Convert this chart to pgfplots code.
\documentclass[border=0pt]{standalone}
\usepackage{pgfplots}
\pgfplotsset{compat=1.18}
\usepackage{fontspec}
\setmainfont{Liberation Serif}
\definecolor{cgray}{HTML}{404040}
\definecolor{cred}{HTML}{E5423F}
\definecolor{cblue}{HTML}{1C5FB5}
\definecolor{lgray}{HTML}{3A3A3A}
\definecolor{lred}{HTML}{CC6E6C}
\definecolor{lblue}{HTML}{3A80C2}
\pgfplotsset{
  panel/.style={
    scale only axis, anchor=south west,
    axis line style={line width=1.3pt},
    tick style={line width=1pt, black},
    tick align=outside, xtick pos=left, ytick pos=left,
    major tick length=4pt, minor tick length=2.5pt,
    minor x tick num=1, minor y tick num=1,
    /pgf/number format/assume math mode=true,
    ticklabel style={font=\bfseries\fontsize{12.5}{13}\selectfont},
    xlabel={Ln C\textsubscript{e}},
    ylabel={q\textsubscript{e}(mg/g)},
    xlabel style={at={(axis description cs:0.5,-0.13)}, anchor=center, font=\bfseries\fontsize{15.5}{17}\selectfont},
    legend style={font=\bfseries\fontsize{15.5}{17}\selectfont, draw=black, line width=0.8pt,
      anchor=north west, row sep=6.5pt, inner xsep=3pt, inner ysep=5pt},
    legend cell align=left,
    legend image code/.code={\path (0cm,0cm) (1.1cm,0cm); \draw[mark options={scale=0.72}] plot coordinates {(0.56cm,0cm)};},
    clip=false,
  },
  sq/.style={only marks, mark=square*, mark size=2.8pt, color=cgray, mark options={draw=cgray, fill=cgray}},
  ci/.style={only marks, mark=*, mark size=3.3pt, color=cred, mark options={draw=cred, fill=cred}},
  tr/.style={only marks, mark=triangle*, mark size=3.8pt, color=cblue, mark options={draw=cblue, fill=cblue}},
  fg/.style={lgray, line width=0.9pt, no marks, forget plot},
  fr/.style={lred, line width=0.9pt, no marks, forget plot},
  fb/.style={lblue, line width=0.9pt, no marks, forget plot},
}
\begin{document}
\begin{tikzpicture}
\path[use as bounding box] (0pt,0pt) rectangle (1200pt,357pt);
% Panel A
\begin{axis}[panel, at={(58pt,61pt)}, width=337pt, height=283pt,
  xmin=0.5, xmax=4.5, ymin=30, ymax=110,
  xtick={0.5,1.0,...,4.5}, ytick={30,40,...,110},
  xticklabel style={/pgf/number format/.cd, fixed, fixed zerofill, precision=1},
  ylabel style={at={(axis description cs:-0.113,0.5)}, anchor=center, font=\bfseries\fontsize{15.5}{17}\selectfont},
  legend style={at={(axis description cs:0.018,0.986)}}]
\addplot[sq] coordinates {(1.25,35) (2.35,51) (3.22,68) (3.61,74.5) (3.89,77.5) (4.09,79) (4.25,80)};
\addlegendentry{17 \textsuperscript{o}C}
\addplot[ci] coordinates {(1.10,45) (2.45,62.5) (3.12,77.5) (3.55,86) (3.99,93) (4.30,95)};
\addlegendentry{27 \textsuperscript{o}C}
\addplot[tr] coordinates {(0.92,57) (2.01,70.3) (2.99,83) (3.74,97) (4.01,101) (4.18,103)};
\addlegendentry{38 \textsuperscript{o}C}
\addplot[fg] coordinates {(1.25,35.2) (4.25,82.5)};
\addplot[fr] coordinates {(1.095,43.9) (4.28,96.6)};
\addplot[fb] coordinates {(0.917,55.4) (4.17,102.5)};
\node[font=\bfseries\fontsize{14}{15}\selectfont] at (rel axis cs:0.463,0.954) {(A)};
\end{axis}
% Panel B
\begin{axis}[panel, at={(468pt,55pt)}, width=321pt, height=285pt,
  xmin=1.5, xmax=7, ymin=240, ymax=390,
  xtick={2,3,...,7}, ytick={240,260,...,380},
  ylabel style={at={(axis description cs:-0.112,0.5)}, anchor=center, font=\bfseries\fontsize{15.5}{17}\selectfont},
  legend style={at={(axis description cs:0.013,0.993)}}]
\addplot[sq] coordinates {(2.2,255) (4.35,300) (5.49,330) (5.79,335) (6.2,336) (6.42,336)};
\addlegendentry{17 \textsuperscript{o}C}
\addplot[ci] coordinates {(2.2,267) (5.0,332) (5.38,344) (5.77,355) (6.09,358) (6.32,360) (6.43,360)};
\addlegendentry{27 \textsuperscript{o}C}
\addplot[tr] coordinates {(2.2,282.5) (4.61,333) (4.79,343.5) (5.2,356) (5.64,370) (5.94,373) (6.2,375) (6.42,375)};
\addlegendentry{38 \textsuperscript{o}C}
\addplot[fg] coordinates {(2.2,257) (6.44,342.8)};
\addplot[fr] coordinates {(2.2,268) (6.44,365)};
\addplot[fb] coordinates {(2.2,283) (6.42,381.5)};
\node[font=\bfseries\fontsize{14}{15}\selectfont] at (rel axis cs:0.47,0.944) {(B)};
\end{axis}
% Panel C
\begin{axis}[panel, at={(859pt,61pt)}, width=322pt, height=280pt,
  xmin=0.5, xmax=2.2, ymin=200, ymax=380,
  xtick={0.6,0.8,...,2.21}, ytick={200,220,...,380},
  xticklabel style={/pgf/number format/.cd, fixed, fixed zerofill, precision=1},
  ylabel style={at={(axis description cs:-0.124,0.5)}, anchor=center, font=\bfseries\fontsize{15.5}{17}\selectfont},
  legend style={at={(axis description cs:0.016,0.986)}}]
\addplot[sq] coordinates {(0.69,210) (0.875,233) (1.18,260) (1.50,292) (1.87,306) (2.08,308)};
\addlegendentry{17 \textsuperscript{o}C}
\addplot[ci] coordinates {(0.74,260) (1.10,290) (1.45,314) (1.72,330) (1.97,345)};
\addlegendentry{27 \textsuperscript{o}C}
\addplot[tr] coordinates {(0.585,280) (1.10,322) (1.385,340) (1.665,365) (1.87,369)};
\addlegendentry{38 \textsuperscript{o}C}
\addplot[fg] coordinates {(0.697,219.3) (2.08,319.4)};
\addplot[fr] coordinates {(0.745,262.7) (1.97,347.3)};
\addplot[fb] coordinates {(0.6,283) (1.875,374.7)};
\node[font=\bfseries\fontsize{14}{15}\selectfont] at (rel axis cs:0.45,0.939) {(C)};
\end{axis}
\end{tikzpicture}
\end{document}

────

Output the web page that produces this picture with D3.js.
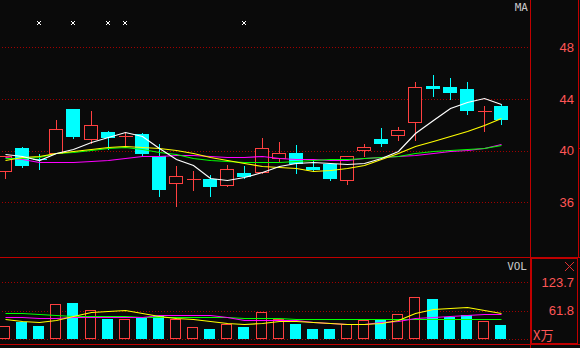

────

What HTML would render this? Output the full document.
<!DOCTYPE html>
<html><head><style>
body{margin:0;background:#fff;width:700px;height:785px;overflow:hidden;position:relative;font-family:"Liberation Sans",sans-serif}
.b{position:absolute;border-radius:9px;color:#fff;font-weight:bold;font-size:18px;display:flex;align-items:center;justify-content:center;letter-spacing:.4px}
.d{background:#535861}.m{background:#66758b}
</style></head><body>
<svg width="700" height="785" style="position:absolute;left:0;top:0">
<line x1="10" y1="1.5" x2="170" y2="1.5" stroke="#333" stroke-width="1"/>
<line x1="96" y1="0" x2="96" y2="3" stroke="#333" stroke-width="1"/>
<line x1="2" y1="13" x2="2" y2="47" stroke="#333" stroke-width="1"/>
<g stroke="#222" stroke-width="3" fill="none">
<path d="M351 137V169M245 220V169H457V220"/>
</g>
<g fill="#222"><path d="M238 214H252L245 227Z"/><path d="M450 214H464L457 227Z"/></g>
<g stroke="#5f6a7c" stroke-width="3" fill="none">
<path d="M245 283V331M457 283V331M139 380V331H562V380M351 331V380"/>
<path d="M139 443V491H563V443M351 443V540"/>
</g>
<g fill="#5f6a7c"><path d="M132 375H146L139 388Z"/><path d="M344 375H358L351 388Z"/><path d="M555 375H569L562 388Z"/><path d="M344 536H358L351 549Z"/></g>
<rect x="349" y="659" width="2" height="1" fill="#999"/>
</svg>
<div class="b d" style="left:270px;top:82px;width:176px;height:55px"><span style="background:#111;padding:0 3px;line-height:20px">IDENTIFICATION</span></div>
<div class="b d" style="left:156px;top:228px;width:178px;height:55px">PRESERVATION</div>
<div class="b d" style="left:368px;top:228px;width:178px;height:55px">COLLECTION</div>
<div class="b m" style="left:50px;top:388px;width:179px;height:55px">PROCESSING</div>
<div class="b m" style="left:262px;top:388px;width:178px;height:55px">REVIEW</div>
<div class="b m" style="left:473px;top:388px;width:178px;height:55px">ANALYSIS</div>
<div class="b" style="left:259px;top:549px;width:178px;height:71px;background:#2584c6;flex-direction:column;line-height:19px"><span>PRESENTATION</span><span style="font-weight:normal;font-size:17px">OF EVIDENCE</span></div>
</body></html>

────

> [The task] Each line from the line containing "What HTML would" through the line containing "</body></html>" is to be transcribed exactly, and no other line.

> [Reply]
What HTML would render this? Output the full document.
<!DOCTYPE html>
<html><head><style>
body{margin:0;background:#fff;width:700px;height:785px;overflow:hidden;position:relative;font-family:"Liberation Sans",sans-serif}
.b{position:absolute;border-radius:9px;color:#fff;font-weight:bold;font-size:18px;display:flex;align-items:center;justify-content:center;letter-spacing:.4px}
.d{background:#535861}.m{background:#66758b}
</style></head><body>
<svg width="700" height="785" style="position:absolute;left:0;top:0">
<line x1="10" y1="1.5" x2="170" y2="1.5" stroke="#333" stroke-width="1"/>
<line x1="96" y1="0" x2="96" y2="3" stroke="#333" stroke-width="1"/>
<line x1="2" y1="13" x2="2" y2="47" stroke="#333" stroke-width="1"/>
<g stroke="#222" stroke-width="3" fill="none">
<path d="M351 137V169M245 220V169H457V220"/>
</g>
<g fill="#222"><path d="M238 214H252L245 227Z"/><path d="M450 214H464L457 227Z"/></g>
<g stroke="#5f6a7c" stroke-width="3" fill="none">
<path d="M245 283V331M457 283V331M139 380V331H562V380M351 331V380"/>
<path d="M139 443V491H563V443M351 443V540"/>
</g>
<g fill="#5f6a7c"><path d="M132 375H146L139 388Z"/><path d="M344 375H358L351 388Z"/><path d="M555 375H569L562 388Z"/><path d="M344 536H358L351 549Z"/></g>
<rect x="349" y="659" width="2" height="1" fill="#999"/>
</svg>
<div class="b d" style="left:270px;top:82px;width:176px;height:55px"><span style="background:#111;padding:0 3px;line-height:20px">IDENTIFICATION</span></div>
<div class="b d" style="left:156px;top:228px;width:178px;height:55px">PRESERVATION</div>
<div class="b d" style="left:368px;top:228px;width:178px;height:55px">COLLECTION</div>
<div class="b m" style="left:50px;top:388px;width:179px;height:55px">PROCESSING</div>
<div class="b m" style="left:262px;top:388px;width:178px;height:55px">REVIEW</div>
<div class="b m" style="left:473px;top:388px;width:178px;height:55px">ANALYSIS</div>
<div class="b" style="left:259px;top:549px;width:178px;height:71px;background:#2584c6;flex-direction:column;line-height:19px"><span>PRESENTATION</span><span style="font-weight:normal;font-size:17px">OF EVIDENCE</span></div>
</body></html>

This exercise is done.